After my great night, I headed back to the hostel, and then started again the next morning.  It was a Monday, and I stumbled onto this market off Las Ramblas.  This is what all grocery stores aspire to be.  Every animal, fruit, vegetable, chocolate, or byproduct of all these things was here.  My blood sugar went up 100 points just hanging around this place.

So my last highlight of my time in Barcelona.  Aside from the squid, I hadn't really hit a tapas restaurant that wowed me.  As it turns out, I had talked the night before to the guy I mentioned earlier in the post, and he and his wife, Crystal, had gone to Barcelona for their honeymoon.  They told me to go to this place called Irati's.  The Foody's palate is a bit more refined than mine, so I was curious if it was going to be as amazing as they thought it was, but on this occasion, they were right on the money.  Look at this plate people.  Everyone of these is different.  There's salmon, cream cheese, shrimp, bacon, ham, cranberry sauce, cheese and basically pure sunshine on this plate. This, my friends, is a Tapas Bar.
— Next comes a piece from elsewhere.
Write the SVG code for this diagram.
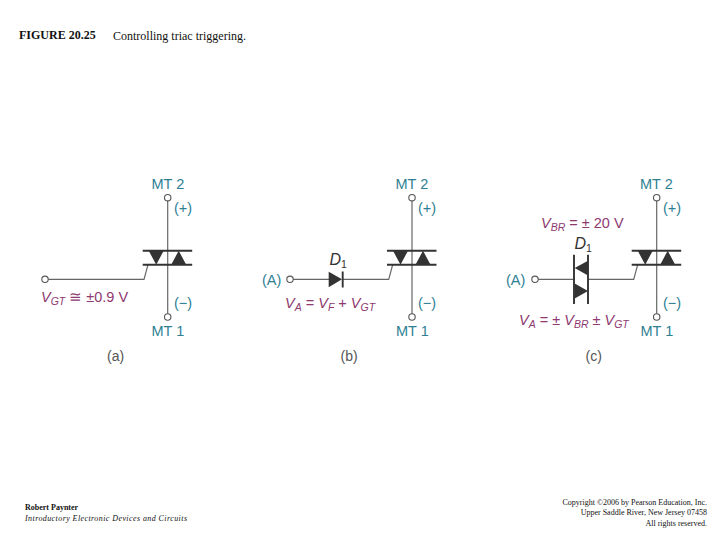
<svg xmlns="http://www.w3.org/2000/svg" width="720" height="540" viewBox="0 0 720 540">
<defs>
<style>
text{font-family:"Liberation Sans",Arial,sans-serif}
.cap{font-family:"Liberation Serif","Times New Roman",serif;fill:#111}
.t{font-size:14.500px;fill:#2f7f93}
.m{font-size:14.500px;fill:#8e3a70}
.k{font-size:14px;fill:#555}
.d{font-size:16px;font-style:italic;fill:#333}
.i{font-style:italic}
.s{font-size:10.500px;font-style:italic}
.w{fill:none;stroke:#666;stroke-width:1.200}
.b{fill:none;stroke:#333;stroke-width:1.900}
.o{fill:#fff;stroke:#555;stroke-width:1.100}
.f{fill:#333}
</style>
<g id="triac">
<path class="w" d="M0 3V116.300"/>
<path class="b" d="M-25 53H24.500M-25 67H24.500"/>
<path class="f" d="M-19 53H-4L-11.500 67ZM3.500 67H18.500L11 53Z"/>
<circle class="o" cx="0" cy="0" r="3.200"/>
<circle class="o" cx="0" cy="119.300" r="3.200"/>
</g>
</defs>
<rect width="720" height="540" fill="#fff"/>
<text class="cap" x="19" y="39" font-size="12" font-weight="bold">FIGURE 20.25</text>
<text class="cap" x="113" y="39.500" font-size="12">Controlling triac triggering.</text>
<text class="cap" x="25" y="510" font-size="8" font-weight="bold">Robert Paynter</text>
<text class="cap" x="25" y="521" font-size="8" font-style="italic" textLength="162">Introductory Electronic Devices and Circuits</text>
<g class="cap" font-size="8" text-anchor="end">
<text class="cap" x="707" y="505">Copyright ©2006 by Pearson Education, Inc.</text>
<text class="cap" x="707" y="515">Upper Saddle River, New Jersey 07458</text>
<text class="cap" x="707" y="526">All rights reserved.</text>
</g>
<g id="connectors">
<path class="w" d="M48 279.300H144L148 264.700"/>
<path class="w" d="M293 279.300H329M342 279.300H388.700L392.700 264.700"/>
<path class="w" d="M538 279.300H574M588 279.300H633.700L637.700 264.700"/>
</g>
<g id="circuit-a">
<use href="#triac" x="167.700" y="197.700"/>
<circle class="o" cx="45" cy="279.300" r="3.200"/>
<text class="t" x="151.500" y="188.500">MT 2</text>
<text class="t" x="174" y="213">(+)</text>
<text class="t" x="174" y="308">(−)</text>
<text class="t" x="151.500" y="336">MT 1</text>
<text class="m" x="41" y="302"><tspan class="i">V</tspan><tspan class="s" dy="3">GT</tspan><tspan dy="-3"> ≅ ±0.9 V</tspan></text>
<text class="k" x="107" y="361">(a)</text>
</g>
<g id="circuit-b">
<use href="#triac" x="412" y="197.700"/>
<circle class="o" cx="290" cy="279.300" r="3.200"/>
<path class="f" d="M328.700 271.700L342 279.300L328.700 287.300Z"/>
<path class="b" d="M342.700 271.500V287.500"/>
<text class="d" x="329.500" y="264.500">D<tspan font-size="10.500" dy="3" font-style="normal">1</tspan></text>
<text class="t" x="262" y="284.500">(A)</text>
<text class="t" x="395.500" y="188.500">MT 2</text>
<text class="t" x="418" y="213">(+)</text>
<text class="t" x="418" y="308">(−)</text>
<text class="t" x="396" y="336">MT 1</text>
<text class="m" x="285" y="308"><tspan class="i">V</tspan><tspan class="s" dy="3">A</tspan><tspan dy="-3"> = </tspan><tspan class="i">V</tspan><tspan class="s" dy="3">F</tspan><tspan dy="-3"> + </tspan><tspan class="i">V</tspan><tspan class="s" dy="3">GT</tspan></text>
<text class="k" x="340.500" y="361">(b)</text>
</g>
<g id="circuit-c">
<use href="#triac" x="656.700" y="197.700"/>
<circle class="o" cx="535" cy="279.300" r="3.200"/>
<path class="b" d="M574 254.700V304M588 254.700V304"/>
<path class="f" d="M588 260.700V275.500L574.700 268ZM574.700 283.500V298.500L588 291Z"/>
<text class="d" x="574.500" y="248.500">D<tspan font-size="10.500" dy="3" font-style="normal">1</tspan></text>
<text class="t" x="506" y="284.500">(A)</text>
<text class="t" x="640" y="188.500">MT 2</text>
<text class="t" x="663" y="213">(+)</text>
<text class="t" x="663" y="308">(−)</text>
<text class="t" x="640.500" y="336">MT 1</text>
<text class="m" x="541" y="227.500"><tspan class="i">V</tspan><tspan class="s" dy="3">BR</tspan><tspan dy="-3"> = ± 20 V</tspan></text>
<text class="m" x="519" y="325"><tspan class="i">V</tspan><tspan class="s" dy="3">A</tspan><tspan dy="-3"> = ± </tspan><tspan class="i">V</tspan><tspan class="s" dy="3">BR</tspan><tspan dy="-3"> ± </tspan><tspan class="i">V</tspan><tspan class="s" dy="3">GT</tspan></text>
<text class="k" x="585.500" y="361">(c)</text>
</g>
</svg>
I had a little bit of bad luck with a couple of the museums I wanted to hit, specifically the Picasso Museum (really long lines) and the Maritime Museum (closed for the winter starting the day I showed up of course), but my time in Barcelona was a huge success. To me the city was best experienced by walking around and experienced the atmosphere and not by wandering the halls of some exhibit. Great time and I highly recommend a stop there to everyone. At this point I hopped a train. The next stop: The French Riviera.